**TASK INSTRUCTIONS:**
Copy the listing below in full and skip every picture.

▬▬▬▬▬▬▬▬▬▬

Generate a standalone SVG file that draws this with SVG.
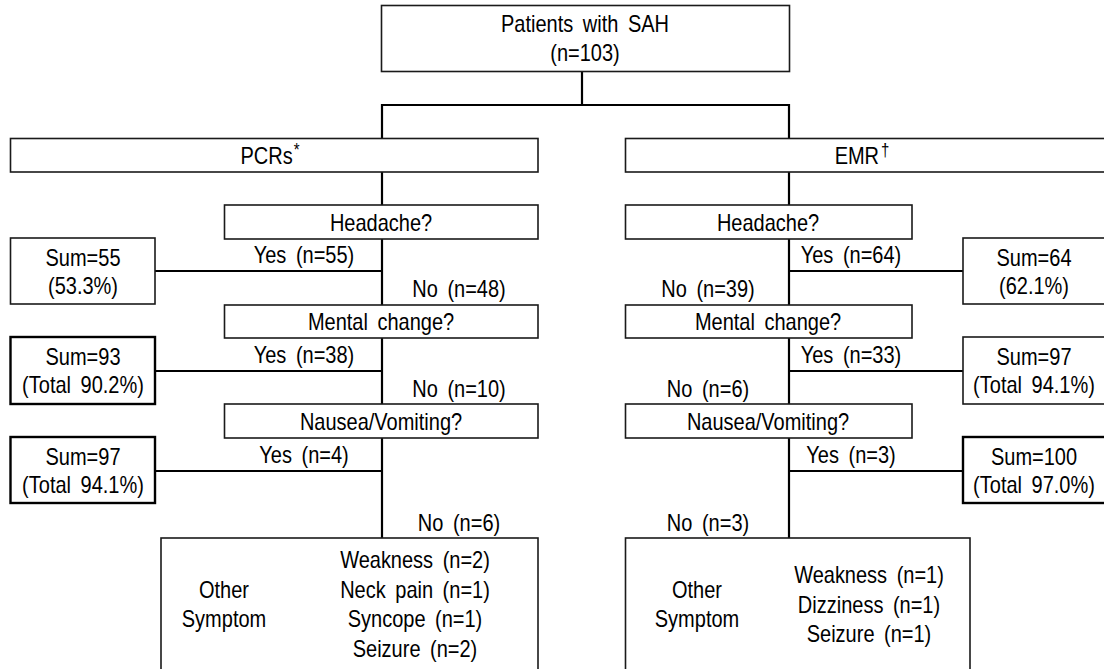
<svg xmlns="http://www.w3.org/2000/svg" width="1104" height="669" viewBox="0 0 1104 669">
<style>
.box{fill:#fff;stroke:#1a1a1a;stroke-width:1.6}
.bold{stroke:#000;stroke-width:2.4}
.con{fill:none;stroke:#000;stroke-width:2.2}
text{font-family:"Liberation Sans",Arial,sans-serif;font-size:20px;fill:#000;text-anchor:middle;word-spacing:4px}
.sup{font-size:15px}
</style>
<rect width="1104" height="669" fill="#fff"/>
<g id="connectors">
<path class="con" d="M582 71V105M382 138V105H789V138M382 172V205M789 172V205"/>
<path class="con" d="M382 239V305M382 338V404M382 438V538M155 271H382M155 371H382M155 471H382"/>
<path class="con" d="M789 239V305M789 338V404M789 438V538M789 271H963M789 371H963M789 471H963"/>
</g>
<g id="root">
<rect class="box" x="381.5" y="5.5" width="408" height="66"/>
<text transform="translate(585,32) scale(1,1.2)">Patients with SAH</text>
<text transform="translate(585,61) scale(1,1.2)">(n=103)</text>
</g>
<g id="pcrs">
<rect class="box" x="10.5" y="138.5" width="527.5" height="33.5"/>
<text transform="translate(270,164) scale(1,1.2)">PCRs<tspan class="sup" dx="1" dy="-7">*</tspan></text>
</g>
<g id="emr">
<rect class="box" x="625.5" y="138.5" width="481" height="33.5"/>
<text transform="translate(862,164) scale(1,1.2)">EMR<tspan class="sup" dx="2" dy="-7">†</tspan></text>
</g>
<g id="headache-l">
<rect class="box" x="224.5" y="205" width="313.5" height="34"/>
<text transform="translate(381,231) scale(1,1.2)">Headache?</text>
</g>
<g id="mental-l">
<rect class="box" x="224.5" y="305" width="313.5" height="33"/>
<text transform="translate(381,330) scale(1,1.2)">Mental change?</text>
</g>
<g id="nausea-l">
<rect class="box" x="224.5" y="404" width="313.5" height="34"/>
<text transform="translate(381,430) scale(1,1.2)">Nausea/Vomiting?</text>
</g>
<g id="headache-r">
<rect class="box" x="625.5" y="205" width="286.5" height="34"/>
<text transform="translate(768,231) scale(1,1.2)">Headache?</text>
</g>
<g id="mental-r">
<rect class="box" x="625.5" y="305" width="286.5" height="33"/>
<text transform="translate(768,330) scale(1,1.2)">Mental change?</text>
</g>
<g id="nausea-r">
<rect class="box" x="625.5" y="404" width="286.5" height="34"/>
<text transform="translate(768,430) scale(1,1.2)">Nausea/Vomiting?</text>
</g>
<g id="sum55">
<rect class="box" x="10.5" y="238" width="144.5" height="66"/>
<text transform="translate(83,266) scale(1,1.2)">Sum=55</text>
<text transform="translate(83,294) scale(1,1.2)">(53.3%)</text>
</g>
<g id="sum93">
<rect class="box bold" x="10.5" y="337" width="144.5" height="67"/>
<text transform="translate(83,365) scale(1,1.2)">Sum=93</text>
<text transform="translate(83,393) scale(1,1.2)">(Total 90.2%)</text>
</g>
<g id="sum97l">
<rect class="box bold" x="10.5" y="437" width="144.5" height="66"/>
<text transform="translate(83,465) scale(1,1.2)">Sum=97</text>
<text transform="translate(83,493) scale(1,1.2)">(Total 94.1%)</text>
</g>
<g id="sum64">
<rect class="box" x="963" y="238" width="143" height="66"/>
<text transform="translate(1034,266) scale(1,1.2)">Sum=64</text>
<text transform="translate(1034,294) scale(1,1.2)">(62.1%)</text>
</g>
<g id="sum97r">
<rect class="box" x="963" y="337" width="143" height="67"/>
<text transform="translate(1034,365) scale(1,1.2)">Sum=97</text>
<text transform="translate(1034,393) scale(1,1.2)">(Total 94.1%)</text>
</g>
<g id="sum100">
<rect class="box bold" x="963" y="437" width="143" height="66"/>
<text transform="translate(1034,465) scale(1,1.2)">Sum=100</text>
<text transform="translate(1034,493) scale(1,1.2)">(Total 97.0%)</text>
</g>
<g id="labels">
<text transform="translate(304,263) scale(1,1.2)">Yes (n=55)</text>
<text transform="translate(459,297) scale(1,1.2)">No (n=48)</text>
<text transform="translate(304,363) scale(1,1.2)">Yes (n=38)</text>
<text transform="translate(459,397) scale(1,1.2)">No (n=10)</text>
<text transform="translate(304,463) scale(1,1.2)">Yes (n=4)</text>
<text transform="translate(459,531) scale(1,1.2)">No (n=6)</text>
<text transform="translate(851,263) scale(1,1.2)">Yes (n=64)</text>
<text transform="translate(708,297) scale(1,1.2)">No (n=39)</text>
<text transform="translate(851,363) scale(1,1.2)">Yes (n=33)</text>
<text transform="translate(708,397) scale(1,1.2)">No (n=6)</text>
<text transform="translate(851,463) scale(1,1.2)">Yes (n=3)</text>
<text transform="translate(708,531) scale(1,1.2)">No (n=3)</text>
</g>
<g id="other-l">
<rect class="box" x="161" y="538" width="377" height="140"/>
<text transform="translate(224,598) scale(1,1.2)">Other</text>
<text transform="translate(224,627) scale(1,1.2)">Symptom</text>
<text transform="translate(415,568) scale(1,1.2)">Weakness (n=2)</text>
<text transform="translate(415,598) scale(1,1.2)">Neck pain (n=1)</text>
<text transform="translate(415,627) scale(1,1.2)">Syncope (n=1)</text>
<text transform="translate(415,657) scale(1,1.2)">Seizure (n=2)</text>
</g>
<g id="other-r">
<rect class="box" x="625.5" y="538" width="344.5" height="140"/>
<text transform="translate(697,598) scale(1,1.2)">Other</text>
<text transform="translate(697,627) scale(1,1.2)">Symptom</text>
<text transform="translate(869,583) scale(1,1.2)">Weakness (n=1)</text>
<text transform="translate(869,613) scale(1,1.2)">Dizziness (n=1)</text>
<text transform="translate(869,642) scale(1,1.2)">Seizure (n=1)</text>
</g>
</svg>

▬▬▬▬▬▬▬▬▬▬

**CORRECT ANSWER:**
Generate a standalone SVG file that draws this with SVG.
<svg xmlns="http://www.w3.org/2000/svg" width="1104" height="669" viewBox="0 0 1104 669">
<style>
.box{fill:#fff;stroke:#1a1a1a;stroke-width:1.6}
.bold{stroke:#000;stroke-width:2.4}
.con{fill:none;stroke:#000;stroke-width:2.2}
text{font-family:"Liberation Sans",Arial,sans-serif;font-size:20px;fill:#000;text-anchor:middle;word-spacing:4px}
.sup{font-size:15px}
</style>
<rect width="1104" height="669" fill="#fff"/>
<g id="connectors">
<path class="con" d="M582 71V105M382 138V105H789V138M382 172V205M789 172V205"/>
<path class="con" d="M382 239V305M382 338V404M382 438V538M155 271H382M155 371H382M155 471H382"/>
<path class="con" d="M789 239V305M789 338V404M789 438V538M789 271H963M789 371H963M789 471H963"/>
</g>
<g id="root">
<rect class="box" x="381.5" y="5.5" width="408" height="66"/>
<text transform="translate(585,32) scale(1,1.2)">Patients with SAH</text>
<text transform="translate(585,61) scale(1,1.2)">(n=103)</text>
</g>
<g id="pcrs">
<rect class="box" x="10.5" y="138.5" width="527.5" height="33.5"/>
<text transform="translate(270,164) scale(1,1.2)">PCRs<tspan class="sup" dx="1" dy="-7">*</tspan></text>
</g>
<g id="emr">
<rect class="box" x="625.5" y="138.5" width="481" height="33.5"/>
<text transform="translate(862,164) scale(1,1.2)">EMR<tspan class="sup" dx="2" dy="-7">†</tspan></text>
</g>
<g id="headache-l">
<rect class="box" x="224.5" y="205" width="313.5" height="34"/>
<text transform="translate(381,231) scale(1,1.2)">Headache?</text>
</g>
<g id="mental-l">
<rect class="box" x="224.5" y="305" width="313.5" height="33"/>
<text transform="translate(381,330) scale(1,1.2)">Mental change?</text>
</g>
<g id="nausea-l">
<rect class="box" x="224.5" y="404" width="313.5" height="34"/>
<text transform="translate(381,430) scale(1,1.2)">Nausea/Vomiting?</text>
</g>
<g id="headache-r">
<rect class="box" x="625.5" y="205" width="286.5" height="34"/>
<text transform="translate(768,231) scale(1,1.2)">Headache?</text>
</g>
<g id="mental-r">
<rect class="box" x="625.5" y="305" width="286.5" height="33"/>
<text transform="translate(768,330) scale(1,1.2)">Mental change?</text>
</g>
<g id="nausea-r">
<rect class="box" x="625.5" y="404" width="286.5" height="34"/>
<text transform="translate(768,430) scale(1,1.2)">Nausea/Vomiting?</text>
</g>
<g id="sum55">
<rect class="box" x="10.5" y="238" width="144.5" height="66"/>
<text transform="translate(83,266) scale(1,1.2)">Sum=55</text>
<text transform="translate(83,294) scale(1,1.2)">(53.3%)</text>
</g>
<g id="sum93">
<rect class="box bold" x="10.5" y="337" width="144.5" height="67"/>
<text transform="translate(83,365) scale(1,1.2)">Sum=93</text>
<text transform="translate(83,393) scale(1,1.2)">(Total 90.2%)</text>
</g>
<g id="sum97l">
<rect class="box bold" x="10.5" y="437" width="144.5" height="66"/>
<text transform="translate(83,465) scale(1,1.2)">Sum=97</text>
<text transform="translate(83,493) scale(1,1.2)">(Total 94.1%)</text>
</g>
<g id="sum64">
<rect class="box" x="963" y="238" width="143" height="66"/>
<text transform="translate(1034,266) scale(1,1.2)">Sum=64</text>
<text transform="translate(1034,294) scale(1,1.2)">(62.1%)</text>
</g>
<g id="sum97r">
<rect class="box" x="963" y="337" width="143" height="67"/>
<text transform="translate(1034,365) scale(1,1.2)">Sum=97</text>
<text transform="translate(1034,393) scale(1,1.2)">(Total 94.1%)</text>
</g>
<g id="sum100">
<rect class="box bold" x="963" y="437" width="143" height="66"/>
<text transform="translate(1034,465) scale(1,1.2)">Sum=100</text>
<text transform="translate(1034,493) scale(1,1.2)">(Total 97.0%)</text>
</g>
<g id="labels">
<text transform="translate(304,263) scale(1,1.2)">Yes (n=55)</text>
<text transform="translate(459,297) scale(1,1.2)">No (n=48)</text>
<text transform="translate(304,363) scale(1,1.2)">Yes (n=38)</text>
<text transform="translate(459,397) scale(1,1.2)">No (n=10)</text>
<text transform="translate(304,463) scale(1,1.2)">Yes (n=4)</text>
<text transform="translate(459,531) scale(1,1.2)">No (n=6)</text>
<text transform="translate(851,263) scale(1,1.2)">Yes (n=64)</text>
<text transform="translate(708,297) scale(1,1.2)">No (n=39)</text>
<text transform="translate(851,363) scale(1,1.2)">Yes (n=33)</text>
<text transform="translate(708,397) scale(1,1.2)">No (n=6)</text>
<text transform="translate(851,463) scale(1,1.2)">Yes (n=3)</text>
<text transform="translate(708,531) scale(1,1.2)">No (n=3)</text>
</g>
<g id="other-l">
<rect class="box" x="161" y="538" width="377" height="140"/>
<text transform="translate(224,598) scale(1,1.2)">Other</text>
<text transform="translate(224,627) scale(1,1.2)">Symptom</text>
<text transform="translate(415,568) scale(1,1.2)">Weakness (n=2)</text>
<text transform="translate(415,598) scale(1,1.2)">Neck pain (n=1)</text>
<text transform="translate(415,627) scale(1,1.2)">Syncope (n=1)</text>
<text transform="translate(415,657) scale(1,1.2)">Seizure (n=2)</text>
</g>
<g id="other-r">
<rect class="box" x="625.5" y="538" width="344.5" height="140"/>
<text transform="translate(697,598) scale(1,1.2)">Other</text>
<text transform="translate(697,627) scale(1,1.2)">Symptom</text>
<text transform="translate(869,583) scale(1,1.2)">Weakness (n=1)</text>
<text transform="translate(869,613) scale(1,1.2)">Dizziness (n=1)</text>
<text transform="translate(869,642) scale(1,1.2)">Seizure (n=1)</text>
</g>
</svg>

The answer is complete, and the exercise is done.